Can you pull out each line of the data below that includes the word "image"?

[Begin MATERIAL PROVIDED]

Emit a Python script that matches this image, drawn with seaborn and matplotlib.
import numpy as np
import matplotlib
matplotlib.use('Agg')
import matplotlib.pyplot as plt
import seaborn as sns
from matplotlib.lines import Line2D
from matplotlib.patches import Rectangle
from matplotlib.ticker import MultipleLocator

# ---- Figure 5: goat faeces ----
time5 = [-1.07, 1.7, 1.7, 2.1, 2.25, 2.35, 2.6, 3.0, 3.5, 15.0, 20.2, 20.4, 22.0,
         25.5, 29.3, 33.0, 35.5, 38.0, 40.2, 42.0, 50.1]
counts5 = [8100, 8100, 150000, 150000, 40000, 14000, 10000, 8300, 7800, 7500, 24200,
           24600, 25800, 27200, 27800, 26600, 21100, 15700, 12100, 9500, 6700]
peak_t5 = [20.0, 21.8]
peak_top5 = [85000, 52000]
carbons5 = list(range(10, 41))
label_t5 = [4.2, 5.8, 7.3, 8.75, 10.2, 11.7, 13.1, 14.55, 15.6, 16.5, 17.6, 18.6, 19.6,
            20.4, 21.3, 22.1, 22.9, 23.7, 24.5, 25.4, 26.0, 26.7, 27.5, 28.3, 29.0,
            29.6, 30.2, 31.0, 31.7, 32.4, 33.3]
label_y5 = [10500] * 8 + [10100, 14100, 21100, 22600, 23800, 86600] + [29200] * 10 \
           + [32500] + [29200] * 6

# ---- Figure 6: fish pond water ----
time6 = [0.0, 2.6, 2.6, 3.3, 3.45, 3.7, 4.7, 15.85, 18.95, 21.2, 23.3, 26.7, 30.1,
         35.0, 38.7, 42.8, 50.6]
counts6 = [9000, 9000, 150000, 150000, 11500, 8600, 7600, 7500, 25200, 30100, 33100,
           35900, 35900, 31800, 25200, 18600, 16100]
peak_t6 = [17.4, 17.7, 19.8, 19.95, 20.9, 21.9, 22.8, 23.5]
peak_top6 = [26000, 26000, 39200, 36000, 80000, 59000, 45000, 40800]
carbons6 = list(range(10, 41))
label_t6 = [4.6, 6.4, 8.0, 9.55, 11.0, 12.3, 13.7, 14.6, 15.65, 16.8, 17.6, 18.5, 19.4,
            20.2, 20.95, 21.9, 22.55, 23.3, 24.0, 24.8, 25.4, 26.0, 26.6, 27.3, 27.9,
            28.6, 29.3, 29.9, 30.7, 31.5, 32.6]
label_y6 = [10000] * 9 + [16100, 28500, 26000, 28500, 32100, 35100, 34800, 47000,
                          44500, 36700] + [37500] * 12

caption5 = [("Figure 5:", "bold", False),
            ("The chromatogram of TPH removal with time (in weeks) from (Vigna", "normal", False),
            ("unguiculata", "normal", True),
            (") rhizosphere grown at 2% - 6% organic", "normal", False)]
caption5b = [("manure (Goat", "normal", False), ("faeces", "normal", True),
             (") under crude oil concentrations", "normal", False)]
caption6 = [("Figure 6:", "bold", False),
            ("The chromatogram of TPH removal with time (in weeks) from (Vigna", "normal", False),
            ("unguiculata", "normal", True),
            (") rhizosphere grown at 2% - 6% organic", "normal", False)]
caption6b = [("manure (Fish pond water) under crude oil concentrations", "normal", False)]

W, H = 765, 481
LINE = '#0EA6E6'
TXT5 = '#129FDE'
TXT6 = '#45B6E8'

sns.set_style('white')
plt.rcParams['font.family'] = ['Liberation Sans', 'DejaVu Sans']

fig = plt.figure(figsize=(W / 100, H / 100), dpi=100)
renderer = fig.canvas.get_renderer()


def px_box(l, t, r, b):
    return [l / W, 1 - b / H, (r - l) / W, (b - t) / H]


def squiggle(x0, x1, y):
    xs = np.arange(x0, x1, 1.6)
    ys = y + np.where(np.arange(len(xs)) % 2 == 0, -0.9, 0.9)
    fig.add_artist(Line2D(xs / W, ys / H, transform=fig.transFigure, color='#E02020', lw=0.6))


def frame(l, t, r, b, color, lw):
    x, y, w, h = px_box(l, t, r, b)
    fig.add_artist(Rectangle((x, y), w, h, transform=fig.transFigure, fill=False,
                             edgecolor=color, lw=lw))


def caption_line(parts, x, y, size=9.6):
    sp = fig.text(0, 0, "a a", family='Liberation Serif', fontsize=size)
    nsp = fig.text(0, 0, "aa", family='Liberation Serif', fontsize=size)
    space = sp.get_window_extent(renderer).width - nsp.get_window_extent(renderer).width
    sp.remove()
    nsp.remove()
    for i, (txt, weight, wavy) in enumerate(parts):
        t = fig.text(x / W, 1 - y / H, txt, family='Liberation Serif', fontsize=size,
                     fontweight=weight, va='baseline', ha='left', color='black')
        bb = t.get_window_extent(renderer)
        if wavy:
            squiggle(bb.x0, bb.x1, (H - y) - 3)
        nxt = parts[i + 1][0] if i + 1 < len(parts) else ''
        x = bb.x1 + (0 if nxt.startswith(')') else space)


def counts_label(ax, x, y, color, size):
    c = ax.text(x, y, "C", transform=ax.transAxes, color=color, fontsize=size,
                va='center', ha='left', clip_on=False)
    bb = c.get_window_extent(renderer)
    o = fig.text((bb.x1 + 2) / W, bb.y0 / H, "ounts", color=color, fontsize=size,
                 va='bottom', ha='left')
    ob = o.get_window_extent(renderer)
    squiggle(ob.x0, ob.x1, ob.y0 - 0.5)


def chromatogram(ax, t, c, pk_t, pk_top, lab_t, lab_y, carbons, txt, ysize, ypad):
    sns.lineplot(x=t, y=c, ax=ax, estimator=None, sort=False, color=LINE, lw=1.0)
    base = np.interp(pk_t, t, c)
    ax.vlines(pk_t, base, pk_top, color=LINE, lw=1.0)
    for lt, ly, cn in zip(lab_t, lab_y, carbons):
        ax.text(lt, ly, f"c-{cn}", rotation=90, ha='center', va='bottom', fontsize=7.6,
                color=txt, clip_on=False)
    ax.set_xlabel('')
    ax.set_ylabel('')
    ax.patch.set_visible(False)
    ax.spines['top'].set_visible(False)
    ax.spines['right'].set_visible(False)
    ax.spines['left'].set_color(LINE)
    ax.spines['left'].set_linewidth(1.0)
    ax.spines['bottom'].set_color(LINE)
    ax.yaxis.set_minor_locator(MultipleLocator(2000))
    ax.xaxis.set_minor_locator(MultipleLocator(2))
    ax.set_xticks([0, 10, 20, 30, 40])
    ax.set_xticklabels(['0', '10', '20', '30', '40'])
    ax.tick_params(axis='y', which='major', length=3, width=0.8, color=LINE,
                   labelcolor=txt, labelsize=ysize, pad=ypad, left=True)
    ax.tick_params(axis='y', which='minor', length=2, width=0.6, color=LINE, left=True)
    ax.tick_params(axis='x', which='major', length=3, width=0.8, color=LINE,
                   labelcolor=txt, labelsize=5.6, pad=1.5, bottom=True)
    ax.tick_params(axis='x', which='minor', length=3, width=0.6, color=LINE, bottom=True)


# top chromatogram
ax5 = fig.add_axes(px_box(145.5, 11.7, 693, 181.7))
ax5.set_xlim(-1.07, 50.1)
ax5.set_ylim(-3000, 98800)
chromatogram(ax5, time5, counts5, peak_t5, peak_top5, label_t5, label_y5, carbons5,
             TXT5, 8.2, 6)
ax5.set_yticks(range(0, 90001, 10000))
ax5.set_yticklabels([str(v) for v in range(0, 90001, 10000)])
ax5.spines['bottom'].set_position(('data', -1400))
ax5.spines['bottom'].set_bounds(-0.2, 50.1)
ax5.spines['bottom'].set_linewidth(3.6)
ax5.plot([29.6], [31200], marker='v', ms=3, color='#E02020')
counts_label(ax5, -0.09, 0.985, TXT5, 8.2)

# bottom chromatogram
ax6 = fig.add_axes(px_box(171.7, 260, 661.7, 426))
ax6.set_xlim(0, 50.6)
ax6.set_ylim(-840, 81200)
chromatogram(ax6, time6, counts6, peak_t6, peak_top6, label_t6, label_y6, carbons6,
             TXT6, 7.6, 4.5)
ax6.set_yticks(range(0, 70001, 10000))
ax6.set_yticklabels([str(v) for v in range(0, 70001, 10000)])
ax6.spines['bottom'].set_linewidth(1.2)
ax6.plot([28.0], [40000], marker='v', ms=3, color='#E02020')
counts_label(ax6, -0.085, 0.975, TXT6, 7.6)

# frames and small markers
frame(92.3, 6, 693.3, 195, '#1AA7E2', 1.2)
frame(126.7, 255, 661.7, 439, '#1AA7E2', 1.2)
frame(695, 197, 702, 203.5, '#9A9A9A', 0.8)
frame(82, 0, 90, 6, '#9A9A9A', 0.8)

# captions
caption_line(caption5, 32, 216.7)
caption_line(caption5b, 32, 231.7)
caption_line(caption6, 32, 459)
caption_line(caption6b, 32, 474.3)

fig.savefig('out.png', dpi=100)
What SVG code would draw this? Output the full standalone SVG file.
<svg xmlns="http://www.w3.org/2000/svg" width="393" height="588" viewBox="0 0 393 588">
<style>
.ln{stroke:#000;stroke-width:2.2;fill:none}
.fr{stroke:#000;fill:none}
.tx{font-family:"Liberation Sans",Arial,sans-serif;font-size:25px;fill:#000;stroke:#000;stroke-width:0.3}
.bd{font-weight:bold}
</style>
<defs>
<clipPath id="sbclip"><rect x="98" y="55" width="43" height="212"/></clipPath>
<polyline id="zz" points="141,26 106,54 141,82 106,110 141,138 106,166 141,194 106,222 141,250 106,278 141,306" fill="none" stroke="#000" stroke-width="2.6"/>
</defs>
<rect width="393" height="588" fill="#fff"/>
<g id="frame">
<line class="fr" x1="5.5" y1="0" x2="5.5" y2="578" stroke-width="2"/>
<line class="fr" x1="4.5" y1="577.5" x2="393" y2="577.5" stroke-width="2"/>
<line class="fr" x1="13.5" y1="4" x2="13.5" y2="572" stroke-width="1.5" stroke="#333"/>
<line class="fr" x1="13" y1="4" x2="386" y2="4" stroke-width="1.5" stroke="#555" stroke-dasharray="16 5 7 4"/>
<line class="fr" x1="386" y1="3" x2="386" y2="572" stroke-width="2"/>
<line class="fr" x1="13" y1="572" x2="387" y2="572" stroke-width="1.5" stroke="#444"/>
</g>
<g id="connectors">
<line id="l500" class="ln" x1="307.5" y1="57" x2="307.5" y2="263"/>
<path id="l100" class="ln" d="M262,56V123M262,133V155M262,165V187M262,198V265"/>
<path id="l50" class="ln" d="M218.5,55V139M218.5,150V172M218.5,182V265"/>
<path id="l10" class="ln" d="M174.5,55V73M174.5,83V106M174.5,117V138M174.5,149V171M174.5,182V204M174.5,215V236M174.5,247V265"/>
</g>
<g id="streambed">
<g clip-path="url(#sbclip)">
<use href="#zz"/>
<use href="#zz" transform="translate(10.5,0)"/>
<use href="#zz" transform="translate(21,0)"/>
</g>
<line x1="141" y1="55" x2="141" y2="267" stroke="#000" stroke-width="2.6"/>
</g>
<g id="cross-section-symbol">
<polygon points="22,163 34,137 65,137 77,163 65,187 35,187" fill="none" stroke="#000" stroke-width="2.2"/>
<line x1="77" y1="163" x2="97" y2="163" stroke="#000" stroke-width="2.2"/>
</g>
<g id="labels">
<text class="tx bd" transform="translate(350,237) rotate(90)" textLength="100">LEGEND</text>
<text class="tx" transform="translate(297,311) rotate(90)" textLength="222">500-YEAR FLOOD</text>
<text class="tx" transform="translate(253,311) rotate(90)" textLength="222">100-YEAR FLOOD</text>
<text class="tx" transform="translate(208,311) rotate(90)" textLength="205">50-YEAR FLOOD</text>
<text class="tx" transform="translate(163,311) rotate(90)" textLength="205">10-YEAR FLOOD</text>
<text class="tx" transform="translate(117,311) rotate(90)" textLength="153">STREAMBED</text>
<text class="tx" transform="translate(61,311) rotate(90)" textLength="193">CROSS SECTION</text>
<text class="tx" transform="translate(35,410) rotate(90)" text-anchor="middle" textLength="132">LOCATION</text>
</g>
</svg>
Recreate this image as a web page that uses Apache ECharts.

[End MATERIAL PROVIDED]

> [EXERCISE RESULT]:
Emit a Python script that matches this image, drawn with seaborn and matplotlib.
Recreate this image as a web page that uses Apache ECharts.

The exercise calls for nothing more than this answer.